Step 2: consistent and branded experiences

Improving on consistency will turn a random experience into a predictable one, but it will not help a brand achieve a differentiating position in an overly crowded marketplace. Customers perceive less value if products and services are viewed as interchangeable, translating into limited financial return for the brand. The next crucial step is therefore to advance the experience into a branded one that clearly represents what the brand stands for and delivers to this promise in every customer journey and every touchpoint. 25 Hours Hotels is a great example of this. The German boutique chain is set on delivering unconventional experiences. Every hotel has their own, individual story themed to align with the local environment. The “Hafencity” in Hamburg tells stories about the sea; in Berlin where they are located across the zoo, they are “open for monkey business”. Old-fashioned type-writers, Polaroid cameras and vinyl record players are available, breaking the scripts of a standard hotel experience. The theme of being an unconventional brand is consequently developed at each of their sites, visible in the smallest details and thus offering a consistent but strongly branded experience. The role of employees is increasingly not only to deliver high quality consistent experiences, but also to be an ambassador for the brand.

Brand values need to transcend all layers of the organisation and employees should not only rationally understand what the brand promises to customers, but truly believe in this. Failing to do so will cause conflicting emotions in the best case: the need to outwardly align with what is seen as “corporate messaging”. Worst case it will lead to a damaging style of organisational cynicism that the customer will notice consciously or subconsciously in interactions.

Step 3: consistent, branded and memorable experiences

When you have managed to ensure that experiences are consistent and branded, the third step is then all about memorability – an area where Behavioural Economics and Neuroscience have greatly enhanced our understanding. Daniel Kahnemann stated “we don’t choose between experiences, we choose between memories of experiences”, implying that not everything we experience is equally relevant for us. Memorability is created through emotions. We can all recall experiences where we have been treated badly in a service interaction, but we also remember the good stuff, exceptional moments that positively impressed us.

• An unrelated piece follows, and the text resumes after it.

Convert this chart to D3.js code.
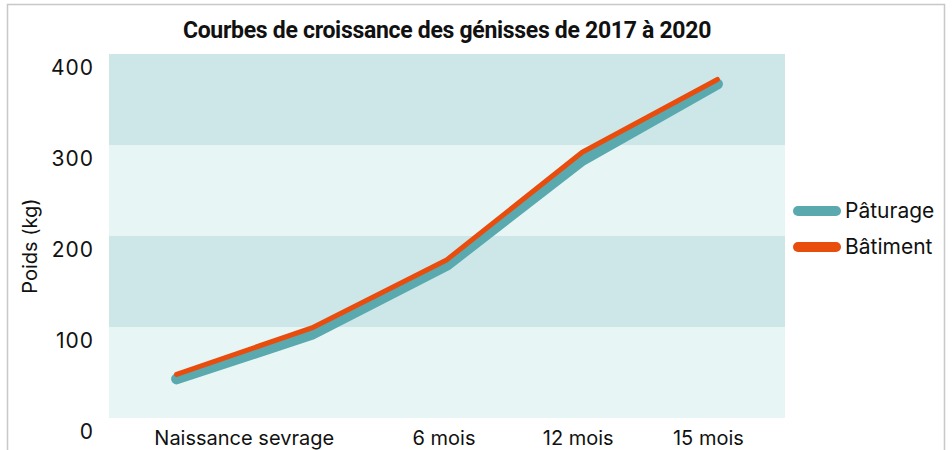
<!DOCTYPE html>
<html>
<head>
<meta charset="utf-8">
<script src="https://cdn.jsdelivr.net/npm/d3@7"></script>
<style>
  body { margin: 0; background: #fff; }
  text { font-family: Inter, "Noto Sans", sans-serif; fill: #111; }
</style>
</head>
<body>
<div id="grafico"></div>
<script>
// données
const categories = ["Naissance", "Sevrage", "6 mois", "12 mois", "15 mois"];
const paturage = [43, 92, 168, 283, 367];
const batiment = [48, 99, 174, 292, 372];
const tickLabels = ["Naissance sevrage", "6 mois", "12 mois", "15 mois"];
const yTicks = [0, 100, 200, 300, 400];
const series = [
  { nom: "Pâturage", valeurs: paturage },
  { nom: "Bâtiment", valeurs: batiment },
];

const width = 952;
const height = 450;
const margin = { top: 54, right: 167, bottom: 32, left: 109 };

const svg = d3
  .select("#grafico")
  .append("svg")
  .attr("width", width)
  .attr("height", height);

// cadre
svg
  .append("path")
  .attr("d", `M7.5,${height} V4.5 H944.5 V${height}`)
  .attr("fill", "none")
  .attr("stroke", "#c8c8c8")
  .attr("stroke-width", 1.5);

const x = d3
  .scalePoint()
  .domain(categories)
  .range([margin.left, width - margin.right])
  .padding(0.5);

const y = d3
  .scaleLinear()
  .domain([0, 400])
  .range([height - margin.bottom, margin.top]);

const color = d3
  .scaleOrdinal()
  .domain(series.map((s) => s.nom))
  .range(["#5aa9ae", "#e84d0e"]);

// bandes de fond
const bandes = d3.pairs(yTicks);
svg
  .append("g")
  .selectAll("rect")
  .data(bandes)
  .join("rect")
  .attr("x", margin.left)
  .attr("y", (d) => y(d[1]))
  .attr("width", width - margin.right - margin.left)
  .attr("height", (d) => y(d[0]) - y(d[1]))
  .attr("fill", (d, i) => (i % 2 === 0 ? "#e8f5f5" : "#cde7e8"));

// Titre
svg
  .append("text")
  .attr("x", 447)
  .attr("y", 38)
  .attr("text-anchor", "middle")
  .style("font-family", "Roboto")
  .style("font-weight", "700")
  .style("font-size", "23px")
  .style("letter-spacing", "-0.3px")
  .text("Courbes de croissance des génisses de 2017 à 2020");

// Axe Y (étiquettes seulement, décalées sous la limite des bandes)
const axeY = svg
  .append("g")
  .attr("transform", `translate(${margin.left - 15},14)`)
  .call(d3.axisLeft(y).tickValues(yTicks).tickSize(0).tickPadding(0));
axeY.select(".domain").remove();
axeY
  .selectAll("text")
  .style("font-size", "21px")
  .style("font-family", "Inter")
  .style("letter-spacing", "1px")
  .attr("fill", "#111");

svg
  .append("text")
  .attr("transform", `translate(37,${246}) rotate(-90)`)
  .attr("text-anchor", "middle")
  .style("font-size", "20px")
  .text("Poids (kg)");

// Axe X
const posLabel = [
  (x(categories[0]) + x(categories[1])) / 2,
  x(categories[2]) - 3,
  x(categories[3]) - 4,
  x(categories[4]) - 9,
];
svg
  .append("g")
  .selectAll("text")
  .data(tickLabels)
  .join("text")
  .attr("x", (d, i) => posLabel[i])
  .attr("y", 445)
  .attr("text-anchor", "middle")
  .style("font-size", "20px")
  .text((d) => d);

// Courbes
const line = d3
  .line()
  .x((d, i) => x(categories[i]))
  .y((d) => y(d));

svg
  .append("g")
  .selectAll("path")
  .data(series)
  .join("path")
  .attr("d", (d) => line(d.valeurs))
  .attr("fill", "none")
  .attr("stroke", (d) => color(d.nom))
  .attr("stroke-width", (d, i) => (i === 0 ? 11 : 5))
  .attr("stroke-linecap", "round")
  .attr("stroke-linejoin", "round");

// Légende
const legend = svg.append("g").attr("transform", `translate(798, 211)`);
series.forEach((s, i) => {
  const g = legend.append("g").attr("transform", `translate(0, ${i * 36})`);
  g.append("line")
    .attr("x1", 0)
    .attr("x2", 38)
    .attr("stroke", color(s.nom))
    .attr("stroke-width", 10)
    .attr("stroke-linecap", "round");
  g.append("text")
    .attr("x", 47)
    .attr("y", 7)
    .style("font-size", "21px")
    .text(s.nom);
});
</script>
</body>
</html>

Pre-requisite for memorability is to empower employees to do the right thing for the customer at the right time. The most famous example is Ritz-Carlton who provide $2,000 of discretionary spend for all employees at all levels to solve an incident for a customer. And while the amount might seem a barrier for many brands to adopt this principle, it is less about the money, but more about the trust placed in employees to make the right decision. This approach requires a distinct cultural mindset within the organisation: Authority for employees to make their own decisions, clarity of the boundaries within employees can operate and a culture of allowing for mistakes to happen. While the opportunities for employees to thrive in such an environment are huge, it can also be challenging and cause feelings of uncertainty, even anxiety. For employee empowerment to be successful it needs a culture of openness and trust where these emotions are allowed to be shared, where “vulnerability” is not seen as a weakness but a part of successful leadership.

What are the implications for brands?

First of all, it is crucial to recognise the importance of emotions in the Experience Economy – for customers and employees. Understand what is asked from staff in terms of “emotional labour”, and providing the right feedback, systems and processes that help employees to succeed. The alignment of HR processes is vital: From recruitment to communicating and training values and behaviours, leadership, to rewarding the right behaviours and ensuring that barriers (e.g. in the form of conflicting objectives) are removed. Over a hundred years have passed since Henry Ford’s recognition that the pair of hands comes with a human being, and yet we still need to better understand that customer-centricity at its core means people-centricity.